The result? Testing the rules of the forex trading strategy from 2007 until 2010 yielded over a 400% return on the AUD/USD pair. Starting with an account size of $10,000 back then using these rules would’ve yielded a balance of $50,931.04 this year. What’s the secret? It’s not that complicated- it uses some of our common forex trading tools that we discussed earlier to gauge the overall sentiment of the forex market.
Here’s how you can do it in a few easy steps:
- Use a currency meter (such as the CCFp indicator available for Metatrader) on a weekly time frame and wait for AUD to become strongly positive as an individual currency, and for the dollar to become very weak as an individual currency, and get ready to go long (get ready to go short if the reverse happens).
- Make sure that price is trending and not ranging. In other words, price has been making new highs on a daily chart or the Momentum indicator is showing a value of 102 or greater.
- Make sure that price has not pulled back more than 2.5 times the daily average true range for the last 2 weeks. This ensures that money is flowing into the base currency of interest with some momentum.
- Enter at market price, setting a stop loss at 2 times the daily average true range, and a take-profit of 3 times that for a good risk/reward ratio.
- Enter up to 2 positions at a time, but make sure each entry is separated by 100 pips to give price plenty of room to “breathe” and so that we can account for short term randomness in the market.

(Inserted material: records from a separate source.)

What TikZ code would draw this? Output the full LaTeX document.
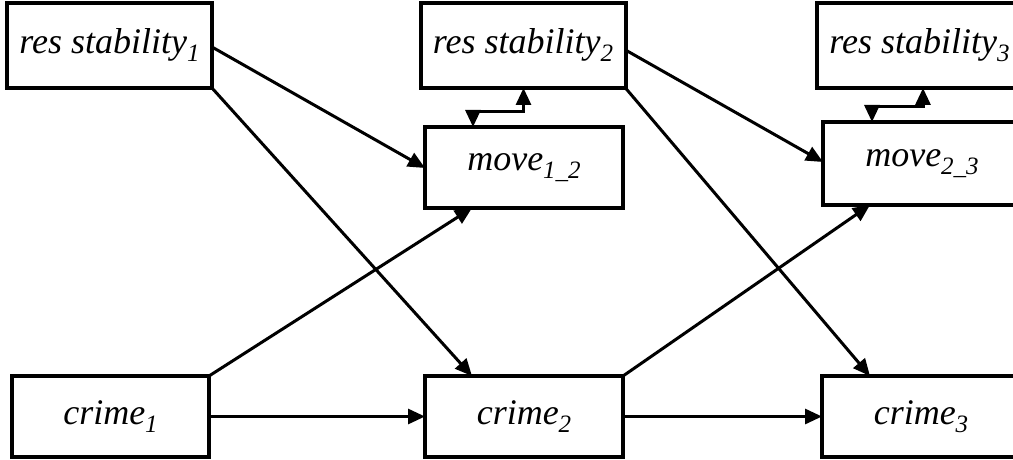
\documentclass[tikz,border=0pt]{standalone}
\usepackage{fontspec}
\newfontfamily\tnr{Liberation Serif}
\usetikzlibrary{arrows.meta,calc}
\newcommand{\sbs}[1]{\raisebox{-8pt}{\fontsize{25}{25}\selectfont #1}}
\tikzset{
  box/.style={draw, line width=4pt, inner sep=0pt, outer sep=0pt, font=\fontsize{36}{40}\selectfont\tnr\itshape, anchor=center},
  conn/.style={line width=3pt, -{Triangle[length=17pt,width=15pt]}},
  conn2/.style={line width=3pt, {Triangle[length=17pt,width=15pt]}-{Triangle[length=17pt,width=15pt]}}
}
\begin{document}
\begin{tikzpicture}[x=1pt,y=-1pt]
\useasboundingbox (0,0) rectangle (1013,460);
\clip (0,0) rectangle (1013,460);
\node[box, minimum width=205pt, minimum height=85pt] (s1) at (109.5,45.5) {res stability\sbs{1}};
\node[box, minimum width=205pt, minimum height=85pt] (s2) at (523,45.5) {res stability\sbs{2}};
\node[box, minimum width=205pt, minimum height=85pt] (s3) at (919.5,45.5) {res stability\sbs{3}};
\node[box, minimum width=198pt, minimum height=81pt] (m12) at (524,167.5) {move\sbs{1\_2}};
\node[box, minimum width=198pt, minimum height=83pt] (m23) at (922,163.5) {move\sbs{2\_3}};
\node[box, minimum width=197pt, minimum height=81pt] (c1) at (110.5,416.5) {crime\sbs{1}};
\node[box, minimum width=198pt, minimum height=81pt] (c2) at (524,416.5) {crime\sbs{2}};
\node[box, minimum width=198pt, minimum height=81pt] (c3) at (921,416.5) {crime\sbs{3}};
% straight connectors
\draw[conn] ($(s1.north east)+(0,44)$) -- ($(m12.north west)+(0,41)$);
\draw[conn] (s1.south east) -- ($(c2.north west)+(47,0)$);
\draw[conn] (c1.north east) -- ($(m12.south west)+(47,0)$);
\draw[conn] (c1.east) -- (c2.west);
\draw[conn] ($(s2.north east)+(0,47)$) -- ($(m23.north west)+(0,40)$);
\draw[conn] (s2.south east) -- ($(c3.north west)+(48,0)$);
\draw[conn] (c2.north east) -- ($(m23.south west)+(47,0)$);
\draw[conn] (c2.east) -- (c3.west);
% elbow connectors
\coordinate (e1) at ($(m12.north west)+(48,-15)$);
\coordinate (e2) at ($(s2.south west)+(103,0)$);
\draw[conn2] (m12.north west -| e1) -- (e1) -- (e1 -| e2) -- (s2.south west -| e2);
\coordinate (e3) at ($(m23.north west)+(49,-15)$);
\coordinate (e4) at ($(s3.south west)+(106,0)$);
\draw[conn2] (m23.north west -| e3) -- (e3) -- (e3 -| e4) -- (s3.south west -| e4);
\end{tikzpicture}
\end{document}
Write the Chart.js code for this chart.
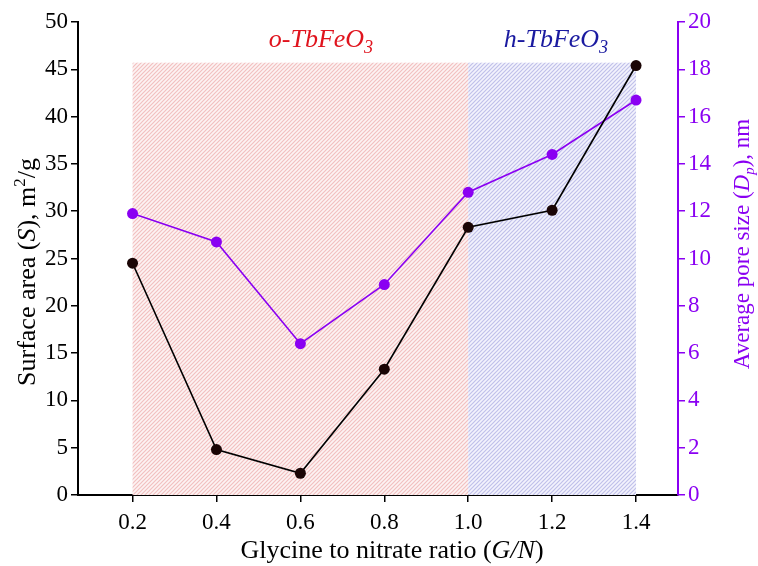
<!DOCTYPE html>
<html>
<head>
<meta charset="utf-8">
<script src="https://cdn.jsdelivr.net/npm/chart.js@4.4.0/dist/chart.umd.min.js"></script>
<style>
  html, body { margin: 0; padding: 0; background: #fff; }
  #wrap { width: 758px; height: 566px; }
</style>
</head>
<body>
<div id="wrap"><canvas id="c" width="758" height="566"></canvas></div>
<script>
// Data
const ratios = [0.2, 0.4, 0.6, 0.8, 1.0, 1.2, 1.4];
const surfaceArea = [24.5, 4.8, 2.3, 13.3, 28.3, 30.1, 45.4];
const poreSize = [11.9, 10.7, 6.4, 8.9, 12.8, 14.4, 16.7];
const xTicks = [0.2, 0.4, 0.6, 0.8, 1.0, 1.2, 1.4];

// Phase regions (x from, x to, top on left axis)
const orthoRegion = [0.2, 1.0, 45.7];
const hexRegion = [1.0, 1.4, 45.7];

const PURPLE = '#8a00f2';
const FONT = '"Liberation Serif", "Times New Roman", serif';

function makeHatch(bg, color) {
  const n = 4;
  const p = document.createElement('canvas');
  p.width = n; p.height = n;
  const g = p.getContext('2d');
  g.fillStyle = bg;
  g.fillRect(0, 0, n, n);
  g.strokeStyle = color;
  g.lineWidth = 1.2;
  g.beginPath();
  g.moveTo(0, n); g.lineTo(n, 0);
  g.moveTo(-1, 1); g.lineTo(1, -1);
  g.moveTo(n - 1, n + 1); g.lineTo(n + 1, n - 1);
  g.stroke();
  return p;
}

// draw a row of text runs, centred on (x, y)
function drawRuns(ctx, runs, x, y, size, color, rot) {
  ctx.save();
  ctx.translate(x, y);
  if (rot) ctx.rotate(rot);
  ctx.fillStyle = color;
  ctx.textBaseline = 'middle';
  ctx.textAlign = 'left';
  let total = 0;
  runs.forEach(r => {
    const s = size * (r.scale || 1);
    ctx.font = (r.italic ? 'italic ' : '') + s + 'px ' + FONT;
    r.w = ctx.measureText(r.t).width;
    total += r.w;
  });
  let cx = -total / 2;
  runs.forEach(r => {
    const s = size * (r.scale || 1);
    ctx.font = (r.italic ? 'italic ' : '') + s + 'px ' + FONT;
    ctx.fillText(r.t, cx, (r.dy || 0) * size);
    cx += r.w;
  });
  ctx.restore();
}

const regionsPlugin = {
  id: 'regions',
  beforeDatasetsDraw(chart) {
    const { ctx, scales } = chart;
    const x = scales.x, y = scales.y;
    [[orthoRegion, '#fdf3f3', '#f2c0c0'], [hexRegion, '#f3f3fd', '#c0c0ea']].forEach(([r, bg, col]) => {
      const pat = ctx.createPattern(makeHatch(bg, col), 'repeat');
      const x0 = x.getPixelForValue(r[0]), x1 = x.getPixelForValue(r[1]);
      const yt = y.getPixelForValue(r[2]), yb = y.getPixelForValue(0);
      ctx.save();
      ctx.fillStyle = pat;
      ctx.fillRect(x0, yt, x1 - x0, yb - yt);
      ctx.restore();
    });
  },
  afterDraw(chart) {
    const { ctx } = chart;
    drawRuns(ctx, [{ t: 'o-TbFeO', italic: true }, { t: '3', italic: true, scale: 0.7, dy: 0.3 }],
      321, 40, 26, '#e0141e');
    drawRuns(ctx, [{ t: 'h-TbFeO', italic: true }, { t: '3', italic: true, scale: 0.7, dy: 0.3 }],
      556, 40, 26, '#1a1aa0');
    drawRuns(ctx, [{ t: 'Surface area (' }, { t: 'S', italic: true }, { t: '), m' },
      { t: '2', scale: 0.65, dy: -0.3 }, { t: '/g' }], 28, 272, 26, '#000', -Math.PI / 2);
    drawRuns(ctx, [{ t: 'Average pore size (' }, { t: 'D', italic: true },
      { t: 'p', italic: true, scale: 0.65, dy: 0.3 }, { t: '), nm' }], 743, 244, 23, PURPLE, -Math.PI / 2);
    drawRuns(ctx, [{ t: 'Glycine to nitrate ratio (' }, { t: 'G/N', italic: true }, { t: ')' }],
      392, 551, 26, '#000');
  }
};

const tickFont = { family: FONT, size: 23 };

new Chart(document.getElementById('c'), {
  type: 'line',
  data: {
    datasets: [
      {
        label: 'S',
        data: ratios.map((r, i) => ({ x: r, y: surfaceArea[i] })),
        yAxisID: 'y',
        borderColor: '#000',
        backgroundColor: '#1a0505',
        borderWidth: 1.6,
        pointRadius: 5.5,
        pointBorderWidth: 0,
        tension: 0
      },
      {
        label: 'Dp',
        data: ratios.map((r, i) => ({ x: r, y: poreSize[i] })),
        yAxisID: 'y1',
        borderColor: PURPLE,
        backgroundColor: PURPLE,
        borderWidth: 1.6,
        pointRadius: 5.5,
        pointBorderWidth: 0,
        tension: 0
      }
    ]
  },
  options: {
    responsive: false,
    animation: false,
    devicePixelRatio: 1,
    layout: { padding: { top: 22, bottom: 0, left: 0, right: 0 } },
    plugins: { legend: { display: false }, tooltip: { enabled: false } },
    scales: {
      x: {
        type: 'linear',
        min: 0.07,
        max: 1.5,
        afterBuildTicks: s => { s.ticks = xTicks.map(v => ({ value: v })); },
        afterFit: s => { s.height = 71; },
        grid: { drawOnChartArea: false, tickLength: 7, color: '#000', lineWidth: 1.5 },
        border: { color: '#000', width: 2 },
        ticks: { color: '#000', font: tickFont, padding: 7, maxRotation: 0,
          callback: v => Number(v).toFixed(1) }
      },
      y: {
        position: 'left',
        min: 0,
        max: 50,
        afterFit: s => { s.width = 78; },
        grid: { drawOnChartArea: false, tickLength: 7, color: '#000', lineWidth: 1.5 },
        border: { color: '#000', width: 2 },
        ticks: { stepSize: 5, color: '#000', font: tickFont, padding: 3 }
      },
      y1: {
        position: 'right',
        min: 0,
        max: 20,
        afterFit: s => { s.width = 80; },
        grid: { drawOnChartArea: false, tickLength: 7, color: PURPLE, lineWidth: 1.5 },
        border: { color: PURPLE, width: 2 },
        ticks: { stepSize: 2, color: PURPLE, font: tickFont, padding: 3 }
      }
    }
  },
  plugins: [regionsPlugin]
});
</script>
</body>
</html>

- Get out if the sentiment turns around as indicated by the currency meter before the stop loss is hit.
The results are not based on “curve-fitting,” an evil practice of forex backtesters who keep tweaking their system on past data until they turn a bad system into a good one only to find that it doesn’t work in the future. There were periods where it didn’t work as well, but hey, let’s be honest- there’s no such things as the holy grail. There will be periods where you will have losing trades no matter what strategy you trade- are you prepared to deal with that?
Furthermore, This is only based on one sentiment indicator. Just imagine what things could be like if you added on other fundamental sentiment indicators such as COT data to strengthen your edge? I’ll comment on the addition of more tools to enhance your forex trading system in a subsequent post so stay tuned.
So there you have it. An objective forex mechanical trading system that is based on how the market works (money flows from weak to strong currencies) rather than some cheap nonsense pattern/moving average-based system. It certainly takes the guesswork out of forex profits!